_Your objective_: Extract every line of the material that holds the string "chart".

## Start Provided data

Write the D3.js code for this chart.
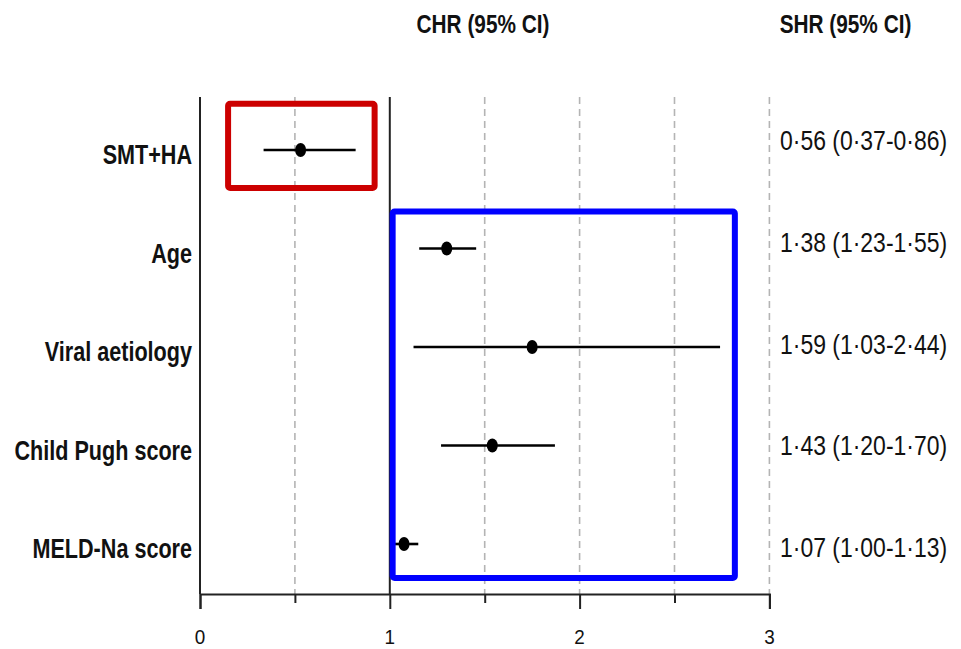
<!DOCTYPE html>
<html>
<head>
<meta charset="utf-8">
<script src="https://cdn.jsdelivr.net/npm/d3@7"></script>
<style>
  html, body { margin: 0; padding: 0; background: #fff; }
  svg { display: block; }
  text { font-family: 'Liberation Sans', Arial, 'DejaVu Sans', sans-serif; }
</style>
</head>
<body>
<svg id="chart" width="961" height="649"></svg>
<script>
// Predictors shown on the forest plot, top to bottom
const predictors = ["SMT+HA", "Age", "Viral aetiology", "Child Pugh score", "MELD-Na score"];
// Cause-specific hazard ratios with 95% CI (plotted)
const chrEstimate = [0.53, 1.30, 1.75, 1.54, 1.075];
const chrLower    = [0.335, 1.155, 1.125, 1.27, 1.02];
const chrUpper    = [0.82, 1.455, 2.74, 1.87, 1.15];
// Subdistribution hazard ratios (text column)
const shrLabels = [
  "0·56 (0·37-0·86)",
  "1·38 (1·23-1·55)",
  "1·59 (1·03-2·44)",
  "1·43 (1·20-1·70)",
  "1·07 (1·00-1·13)"
];
// Axis ticks
const tickValues = [0, 0.5, 1, 1.5, 2, 2.5, 3];
const tickLabels = [0, 1, 2, 3];
const gridValues = [0.5, 1.5, 2, 2.5, 3];
// Highlight frames: hazard-ratio span and the predictors enclosed
const frames = [
  { from: "SMT+HA", to: "SMT+HA", x0: 0.148, x1: 0.92, color: "#cc0000" },
  { from: "Age", to: "MELD-Na score", x0: 1.015, x1: 2.818, color: "#0000ff" }
];

const svg = d3.select("#chart");
const plotTop = 97, axisY = 594;
const squeeze = 0.8; // horizontal condensing applied to the lettering

const x = d3.scaleLinear().domain([0, 3]).range([200, 769.4]);
const y = d3.scalePoint().domain(predictors).range([150, 544]);
const yText = d3.scalePoint().domain(predictors).range([150, 557]);

// Dashed reference grid
svg.append("g").selectAll("line").data(gridValues).join("line")
  .attr("x1", d => x(d)).attr("x2", d => x(d))
  .attr("y1", plotTop).attr("y2", axisY)
  .attr("stroke", "#b4b4b4").attr("stroke-width", 1.6)
  .attr("stroke-dasharray", "7,5");

// Solid lines at 0 and at the null value 1
svg.append("g").selectAll("line").data([0, 1]).join("line")
  .attr("x1", d => x(d)).attr("x2", d => x(d))
  .attr("y1", plotTop).attr("y2", axisY)
  .attr("stroke", "#222").attr("stroke-width", 2);

// Bottom axis (ticks only; labels drawn below)
const axis = d3.axisBottom(x)
  .tickValues(tickValues)
  .tickSizeOuter(0)
  .tickSize(15)
  .tickFormat("");
const gAxis = svg.append("g").attr("transform", `translate(0,${axisY})`).call(axis);
gAxis.select(".domain").attr("stroke", "#222").attr("stroke-width", 2);
gAxis.selectAll(".tick line")
  .attr("stroke", "#222").attr("stroke-width", 2)
  .attr("y2", d => Number.isInteger(d) ? 15 : 9);

svg.append("g").selectAll("text").data(tickLabels).join("text")
  .attr("transform", d => `translate(${x(d)},644) scale(0.9,1)`)
  .attr("text-anchor", "middle")
  .style("font-size", "21px").attr("fill", "#111")
  .text(d => d);

// Confidence intervals
const rows = predictors.map((p, i) => ({ p, est: chrEstimate[i], lo: chrLower[i], hi: chrUpper[i], shr: shrLabels[i] }));
svg.append("g").selectAll("line").data(rows).join("line")
  .attr("x1", d => x(d.lo)).attr("x2", d => x(d.hi))
  .attr("y1", d => y(d.p)).attr("y2", d => y(d.p))
  .attr("stroke", "#000").attr("stroke-width", 2.6);

// Point estimates
svg.append("g").selectAll("ellipse").data(rows).join("ellipse")
  .attr("cx", d => x(d.est)).attr("cy", d => y(d.p))
  .attr("rx", 5.5).attr("ry", 7)
  .attr("fill", "#000");

// Highlight frames
const padTop = d => d.from === predictors[0] ? 46.3 : 37;
const padBottom = d => d.from === predictors[0] ? 38 : 34;
svg.append("g").selectAll("rect").data(frames).join("rect")
  .attr("x", d => x(d.x0))
  .attr("width", d => x(d.x1) - x(d.x0))
  .attr("y", d => y(d.from) - padTop(d))
  .attr("height", d => y(d.to) + padBottom(d) - (y(d.from) - padTop(d)))
  .attr("rx", 2)
  .attr("fill", "none")
  .attr("stroke", d => d.color)
  .attr("stroke-width", 6);

// Predictor names
svg.append("g").selectAll("text").data(rows).join("text")
  .attr("transform", d => `translate(192,${y(d.p) + 14}) scale(${squeeze},1)`)
  .attr("text-anchor", "end")
  .style("font-size", "27px").attr("font-weight", "bold").attr("fill", "#111")
  .text(d => d.p);

// SHR text column
svg.append("g").selectAll("text").data(rows).join("text")
  .attr("transform", d => `translate(780,${yText(d.p)}) scale(0.82,1)`)
  .style("font-size", "28px").attr("fill", "#111")
  .text(d => d.shr);

// Column headers
const headers = [{ t: "CHR (95% CI)", cx: 483 }, { t: "SHR (95% CI)", cx: 845.5 }];
svg.append("g").selectAll("text").data(headers).join("text")
  .attr("transform", d => `translate(${d.cx},33) scale(${squeeze},1)`)
  .attr("text-anchor", "middle")
  .style("font-size", "26px").attr("font-weight", "bold").attr("fill", "#111")
  .text(d => d.t);
</script>
</body>
</html>
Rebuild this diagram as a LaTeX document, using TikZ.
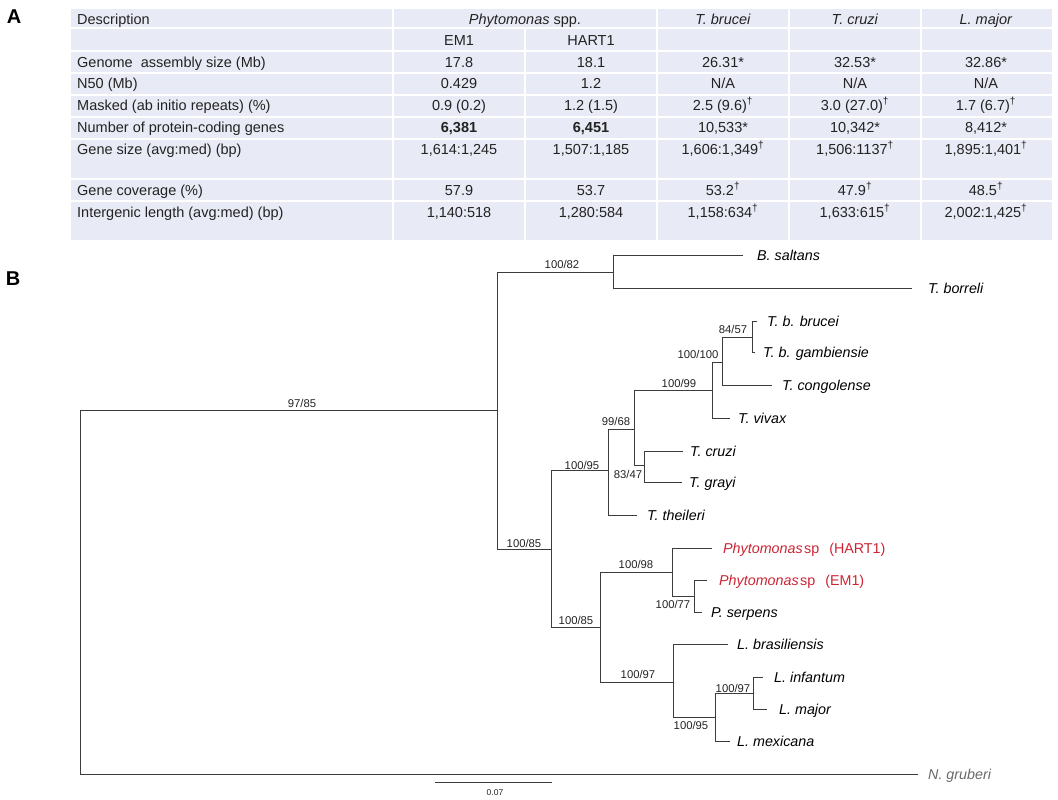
\documentclass[tikz,border=0pt]{standalone}
\usepackage{fontspec}
\setmainfont{Liberation Sans}
\usepackage{tikz}
\usetikzlibrary{positioning}
\definecolor{cellfill}{RGB}{232,235,245}
\definecolor{celltext}{RGB}{35,35,35}
\definecolor{phyred}{RGB}{204,36,52}
\definecolor{outgray}{RGB}{105,105,105}
\definecolor{branchgray}{RGB}{60,60,60}
\tikzset{
  cell/.style={inner sep=0pt, text height=10.4pt, text depth=0pt,
    text=celltext, font=\fontsize{14.5}{16}\selectfont},
  celldesc/.style={cell, anchor=west},
  leaf/.style={inner sep=0pt, text height=10.2pt, text depth=0pt,
    font=\fontsize{14.3}{16}\selectfont\itshape},
  boot/.style={inner sep=0pt, text height=8.1pt, text depth=0pt,
    text=celltext, font=\fontsize{11.3}{13}\selectfont},
  branch/.style={line width=1pt, color=branchgray},
  gridline/.style={line width=2pt, color=white},
  panel/.style={inner sep=0pt, font=\fontsize{20}{22}\selectfont\bfseries}
}
\newcommand{\sdag}{\textsuperscript{\dag}}
% one table row: y, name, description, EM1, HART1, T. brucei, T. cruzi, L. major
\newcommand{\datarow}[8]{%
  \node[celldesc] (#2-d) at (77,#1) {#3};
  \node[cell] (#2-em) at (459,#1) {#4};
  \node[cell] (#2-ha) at (591,#1) {#5};
  \node[cell] (#2-tb) at (723,#1) {#6};
  \node[cell] (#2-tc) at (855,#1) {#7};
  \node[cell] (#2-lm) at (986,#1) {#8};
}
\begin{document}
\begin{tikzpicture}[x=1pt, y=-1pt]
  \useasboundingbox (0,0) rectangle (1058,800);

  % ── Panel letters ──────────────────────────────────────────────────────────
  \node[panel] (lblA) at (14,17) {A};
  \node[panel] (lblB) at (13,279) {B};

  % ── Genome table (A) ───────────────────────────────────────────────────────
  \fill[cellfill] (71,9) rectangle (1052,240);
  \foreach \yy in {28,51,73,95,117,139,179,201}
    \draw[gridline] (71,\yy) -- (1052,\yy);
  \foreach \xx in {393,657,789,921}
    \draw[gridline] (\xx,9) -- (\xx,240);
  \draw[gridline] (525,28) -- (525,240);
  % Header rows
  \node[celldesc] (hdr-d) at (77,19) {Description};
  \node[cell] (hdr-phy) at (525,19) {\textit{Phytomonas} spp.};
  \node[cell] (hdr-tb) at (723,19) {\textit{T. brucei}};
  \node[cell] (hdr-tc) at (855,19) {\textit{T. cruzi}};
  \node[cell] (hdr-lm) at (986,19) {\textit{L. major}};
  \node[cell] (sub-em) at (459,40) {EM1};
  \node[cell] (sub-ha) at (591,40) {HART1};
  % Data rows
  \datarow{62}{gas}{Genome~ assembly size (Mb)}{17.8}{18.1}{26.31*}{32.53*}{32.86*}
  \datarow{83}{n50}{N50 (Mb)}{0.429}{1.2}{N/A}{N/A}{N/A}
  \datarow{105}{msk}{Masked (ab initio repeats) (\%)}{0.9 (0.2)}{1.2 (1.5)}{2.5 (9.6)\sdag}{3.0 (27.0)\sdag}{1.7 (6.7)\sdag}
  \datarow{127}{pcg}{Number of protein-coding genes}{\textbf{6,381}}{\textbf{6,451}}{10,533*}{10,342*}{8,412*}
  \datarow{149}{gsz}{Gene size (avg:med) (bp)}{1,614:1,245}{1,507:1,185}{1,606:1,349\sdag}{1,506:1137\sdag}{1,895:1,401\sdag}
  \datarow{190}{gcv}{Gene coverage (\%)}{57.9}{53.7}{53.2\sdag}{47.9\sdag}{48.5\sdag}
  \datarow{212}{igl}{Intergenic length (avg:med) (bp)}{1,140:518}{1,280:584}{1,158:634\sdag}{1,633:615\sdag}{2,002:1,425\sdag}

  % ── Phylogeny (B) ──────────────────────────────────────────────────────────
  % Internal nodes
  \coordinate (R) at (80,592);
  \coordinate (A) at (497,410);
  \coordinate (B) at (613,272);
  \coordinate (C) at (551,549);
  \coordinate (D) at (608,470);
  \coordinate (E) at (634,429);
  \coordinate (F) at (712,390);
  \coordinate (G) at (722,362);
  \coordinate (H) at (752,337);
  \coordinate (I) at (644,465);
  \coordinate (J) at (600,627);
  \coordinate (K) at (672,572);
  \coordinate (L) at (694,596);
  \coordinate (M) at (673,682);
  \coordinate (N) at (715,717);
  \coordinate (O) at (753,693);
  % Branch tips
  \coordinate (tBsal) at (743,255);
  \coordinate (tTbor) at (912,288);
  \coordinate (tTbb) at (757,321);
  \coordinate (tTbg) at (755,352);
  \coordinate (tTcon) at (772,385);
  \coordinate (tTviv) at (730,418);
  \coordinate (tTcru) at (683,451);
  \coordinate (tTgra) at (682,482);
  \coordinate (tTthe) at (637,515);
  \coordinate (tPH) at (712,548);
  \coordinate (tPE) at (707,580);
  \coordinate (tPser) at (702,612);
  \coordinate (tLbra) at (728,644);
  \coordinate (tLinf) at (763,677);
  \coordinate (tLmaj) at (767,709);
  \coordinate (tLmex) at (730,741);
  \coordinate (tNgru) at (918,774);
  % Branches
  \foreach \p/\c in {R/A, R/tNgru, A/B, A/C, B/tBsal, B/tTbor, C/D, C/J,
      D/E, D/tTthe, E/F, E/I, F/G, F/tTviv, G/H, G/tTcon, H/tTbb, H/tTbg,
      I/tTcru, I/tTgra, J/K, J/M, K/tPH, K/L, L/tPE, L/tPser,
      M/tLbra, M/N, N/O, N/tLmex, O/tLinf, O/tLmaj}
    \draw[branch] (\p) |- (\c);
  % Taxa
  \node[leaf, right=14pt of tBsal] (Bsal) {B. saltans};
  \node[leaf, right=16pt of tTbor] (Tbor) {T. borreli};
  \node[leaf, right=10pt of tTbb] (Tbb) {T. b. brucei};
  \node[leaf, right=8pt of tTbg] (Tbg) {T. b. gambiensie};
  \node[leaf, right=10pt of tTcon] (Tcon) {T. congolense};
  \node[leaf, right=8pt of tTviv] (Tviv) {T. vivax};
  \node[leaf, right=7pt of tTcru] (Tcru) {T. cruzi};
  \node[leaf, right=7pt of tTgra] (Tgra) {T. grayi};
  \node[leaf, right=10pt of tTthe] (Tthe) {T. theileri};
  \node[leaf, right=11pt of tPH, text=phyred] (PH) {Phytomonas\hspace{1.5pt}\upshape sp\hspace{10pt}(HART1)};
  \node[leaf, right=12pt of tPE, text=phyred] (PE) {Phytomonas\hspace{1.5pt}\upshape sp\hspace{10pt}(EM1)};
  \node[leaf, right=9pt of tPser] (Pser) {P. serpens};
  \node[leaf, right=9pt of tLbra] (Lbra) {L. brasiliensis};
  \node[leaf, right=11pt of tLinf] (Linf) {L. infantum};
  \node[leaf, right=12pt of tLmaj] (Lmaj) {L. major};
  \node[leaf, right=7pt of tLmex] (Lmex) {L. mexicana};
  \node[leaf, right=10pt of tNgru, text=outgray] (Ngru) {N. gruberi};
  % Bootstrap support
  \node[boot] (bsA) at (302,403) {97/85};
  \node[boot] (bsB) at (562,264) {100/82};
  \node[boot] (bsC) at (524,543) {100/85};
  \node[boot] (bsD) at (582,465) {100/95};
  \node[boot] (bsE) at (616,421) {99/68};
  \node[boot] (bsF) at (679,383) {100/99};
  \node[boot] (bsG) at (698,354) {100/100};
  \node[boot] (bsH) at (733,329) {84/57};
  \node[boot] (bsI) at (628,474) {83/47};
  \node[boot] (bsJ) at (576,620) {100/85};
  \node[boot] (bsK) at (636,564) {100/98};
  \node[boot] (bsL) at (673,604) {100/77};
  \node[boot] (bsM) at (638,674) {100/97};
  \node[boot] (bsN) at (691,725) {100/95};
  \node[boot] (bsO) at (733,688) {100/97};
  % Scale bar
  \coordinate (sbL) at (435,782);
  \coordinate (sbR) at (552,782);
  \draw[branch] (sbL) -- (sbR);
  \node[inner sep=0pt, text=celltext, font=\fontsize{8.5}{10}\selectfont] (sbLbl) at (495,793) {0.07};
\end{tikzpicture}
\end{document}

## End Provided data

_Response to this task_:
Write the D3.js code for this chart.
<svg id="chart" width="961" height="649"></svg>
const svg = d3.select("#chart");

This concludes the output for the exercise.